Leech Lake Reservation is our homeland, and the waters and the food it provides are the reason our people are here and how we have sustained ourselves as a people spiritually, culturally and economically. We are a canoe people, and water ties us together. We cannot move or replace our reservation if there were an oil-spill disaster.
Our people have lived with these pipelines running through our lakes and reservation since the 1950s. Multiple generations have seen how the pipeline companies and governments ignore our interests and continue to pump oil through our lands. It has come to a point where pipes can no longer be safely put in this corridor.
We respect the Minnesota government and hope it shares the sentiment and respects our tribal sovereignty when we say loud and clear the position of the Leech Lake Band of Ojibwe: We want pipelines to end, and we will not allow another oil pipeline to be laid in our 42 miles of reservation.
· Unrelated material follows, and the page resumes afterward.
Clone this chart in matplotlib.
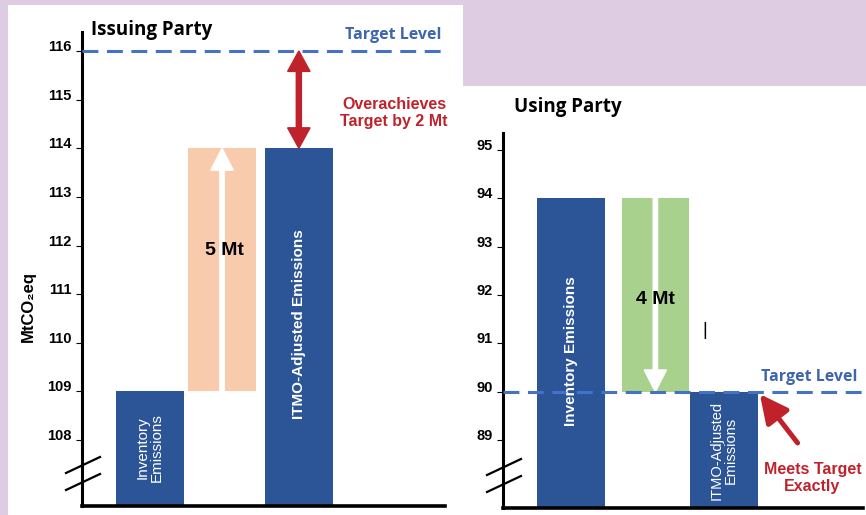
import numpy as np
import matplotlib.pyplot as plt
from matplotlib.patches import Rectangle
from matplotlib.lines import Line2D

# Issuing party (transfers ITMOs out)
issuing_inventory = 109
issuing_transfer = 5
issuing_target = 116
issuing_ticks = [108, 109, 110, 111, 112, 113, 114, 115, 116]

# Using party (acquires ITMOs)
using_inventory = 94
using_transfer = 4
using_target = 90
using_ticks = [89, 90, 91, 92, 93, 94, 95]

issuing_adjusted = issuing_inventory + issuing_transfer
using_adjusted = using_inventory - using_transfer

BLUE = '#2B5597'
PEACH = '#F8CBAD'
GREEN = '#A9D18E'
DASH = '#4472C4'
TARGET_TXT = '#3F66AC'
RED = '#C0222C'
LAVENDER = '#DECCE2'

plt.rcParams['font.family'] = ['Liberation Sans', 'DejaVu Sans']
TITLE_FONT = ['Open Sans', 'DejaVu Sans']

W, H = 866, 515
fig = plt.figure(figsize=(W / 100, H / 100), dpi=100, facecolor=LAVENDER)

# white panels behind each chart
fig.patches.append(Rectangle((8 / W, 0), 455 / W, 510 / H, transform=fig.transFigure,
                             facecolor='white', edgecolor='none', zorder=-5))
fig.patches.append(Rectangle((463 / W, 0), 403 / W, 429 / H, transform=fig.transFigure,
                             facecolor='white', edgecolor='none', zorder=-5))

ax1 = fig.add_axes([82 / W, 9 / H, 363 / W, 474 / H])
ax2 = fig.add_axes([503 / W, 7 / H, 360 / W, 375 / H])


def style_axis(ax, ticks, ylim):
    ax.set_facecolor('none')
    ax.set_ylim(*ylim)
    ax.set_xlim(0, 5.34)
    for s in ['top', 'right']:
        ax.spines[s].set_visible(False)
    ax.spines['left'].set_linewidth(2.2)
    ax.spines['bottom'].set_linewidth(2.6)
    ax.set_xticks([])
    ax.set_yticks(ticks)
    ax.tick_params(axis='y', length=4, width=0.8, pad=3.5)
    for lbl in ax.get_yticklabels():
        lbl.set_fontweight('bold')
        lbl.set_fontsize(10.5)
        lbl.set_va('baseline')


def axis_break(ax):
    # double slash on the y axis near the bottom
    b = ax.get_position()
    x0, y0 = b.x0 * W, b.y0 * H
    for dy in (16, 33):
        fig.add_artist(Line2D([(x0 - 16) / W, (x0 + 18) / W],
                              [(y0 + dy) / H, (y0 + dy + 16) / H],
                              transform=fig.transFigure, color='black', lw=1.6,
                              zorder=10))


def vbar(ax, x, top, bottom, color):
    ax.bar(x, top - bottom, bottom=bottom, width=1.0, color=color, zorder=2)


# ---- Issuing party ----
style_axis(ax1, issuing_ticks, (106.645, 116.39))
y0 = ax1.get_ylim()[0]
vbar(ax1, 1.0, issuing_inventory, y0, BLUE)
vbar(ax1, 2.06, issuing_adjusted, issuing_inventory, PEACH)
vbar(ax1, 3.19, issuing_adjusted, y0, BLUE)
ax1.arrow(2.06, issuing_inventory, 0, issuing_transfer, width=0.065, head_width=0.33,
          head_length=0.45, length_includes_head=True, color='white', zorder=3)
ax1.axhline(issuing_target, color=DASH, lw=2.2, dashes=(5.2, 2.8), zorder=4)

mid = (issuing_target + issuing_adjusted) / 2
for end in (issuing_target, issuing_adjusted):
    ax1.arrow(3.19, mid, 0, end - mid, width=0.075, head_width=0.33, head_length=0.42,
              length_includes_head=True, color=RED, zorder=5)

ax1.text(0.13, 116.43, 'Issuing Party', family=TITLE_FONT, fontweight='bold',
         fontsize=13.5, va='center', ha='left')
ax1.text(5.28, 116.33, 'Target Level', family=TITLE_FONT, fontweight='bold',
         fontsize=11.5, color=TARGET_TXT, va='center', ha='right')
ax1.text(4.59, 114.73, 'Overachieves\nTarget by %d Mt' % (issuing_target - issuing_adjusted),
         color=RED, fontweight='bold', fontsize=11.5, ha='center', va='center')
ax1.text(2.09, 111.9, '%d Mt' % issuing_transfer, fontweight='bold', fontsize=14,
         ha='center', va='center', zorder=6)
ax1.text(1.0, 107.84, 'Inventory\nEmissions', color='white', fontsize=11, rotation=90,
         ha='center', va='center', linespacing=1.0, zorder=6)
ax1.text(3.19, 110.39, 'ITMO-Adjusted Emissions', color='white', fontweight='bold',
         fontsize=11, rotation=90, ha='center', va='center', zorder=6)
axis_break(ax1)

fig.text(28 / W, (H - 306) / H, 'MtCO\u2082eq', rotation=90, fontweight='bold',
         fontsize=12, ha='center', va='center')

# ---- Using party ----
style_axis(ax2, using_ticks, (87.595, 95.35))
y0 = ax2.get_ylim()[0]
vbar(ax2, 1.01, using_inventory, y0, BLUE)
vbar(ax2, 2.26, using_inventory, using_adjusted, GREEN)
vbar(ax2, 3.28, using_adjusted, y0, BLUE)
ax2.arrow(2.26, using_inventory, 0, -using_transfer, width=0.065, head_width=0.33,
          head_length=0.45, length_includes_head=True, color='white', zorder=3)
ax2.axhline(using_target, color=DASH, lw=2.2, dashes=(5.2, 2.8), zorder=4)

ax2.annotate('', xy=(3.81, using_target - 0.05), xytext=(4.37, 88.94),
             arrowprops=dict(arrowstyle='-|>,head_length=0.85,head_width=0.42',
                             color=RED, lw=3.6, mutation_scale=20, shrinkA=0, shrinkB=0),
             zorder=5)

ax2.text(0.16, 95.89, 'Using Party', family=TITLE_FONT, fontweight='bold',
         fontsize=13.5, va='center', ha='left', clip_on=False)
ax2.text(5.25, 90.31, 'Target Level', family=TITLE_FONT, fontweight='bold',
         fontsize=11.5, color=TARGET_TXT, va='center', ha='right')
ax2.text(4.59, 88.21, 'Meets Target\nExactly', color=RED, fontweight='bold',
         fontsize=11.5, ha='center', va='center')
ax2.text(2.26, 91.9, '%d Mt' % using_transfer, fontweight='bold', fontsize=14,
         ha='center', va='center', zorder=6)
ax2.text(1.01, 90.84, 'Inventory Emissions', color='white', fontweight='bold',
         fontsize=11, rotation=90, ha='center', va='center', zorder=6)
ax2.text(3.28, 88.79, 'ITMO-Adjusted\nEmissions', color='white', fontsize=10.5,
         rotation=90, ha='center', va='center', linespacing=1.0, zorder=6)
ax2.text(2.99, 91.27, '|', fontsize=13, ha='center', va='center')
axis_break(ax2)

fig.savefig('out.png', dpi=100, facecolor=LAVENDER)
I am a government official, a father and an Anishinaabe man. As a government official, I am chosen to speak for my fellow Leech Lakers and deal with the ramifications if they don't agree with me. As a parent, I am allowed to speak for my family, make decisions and deal with those consequences. But as an Anishinaabe man, I do not speak for all Anishinaabe or talk about "tribal interests" and group all natives together. This has been missing from this discussion since it began and is missing from most political discussions altogether.
The Leech Lake Band speaks for itself. Beware of special-interest groups who are quick to tell you what the Anishinaabe want.
There are three proposed options under consideration by the PUC regarding Line 3.
The first, the "in-trench replacement" option, is very risky and not fully vetted in the environmental-impact statement. In particular, it burdens Leech Lake with two vast construction projects: one to remove the old line and a second to replace it in the trench. This heavy-machinery work must be in the same 200-foot-wide corridor as five other pipelines that would be still pumping light and heavy crude oil at roughly 2,275,000 barrels (95.5 million gallons) per day. Portions of this corridor have pipelines intertwined and crossing over one another, adding to the pollution risk.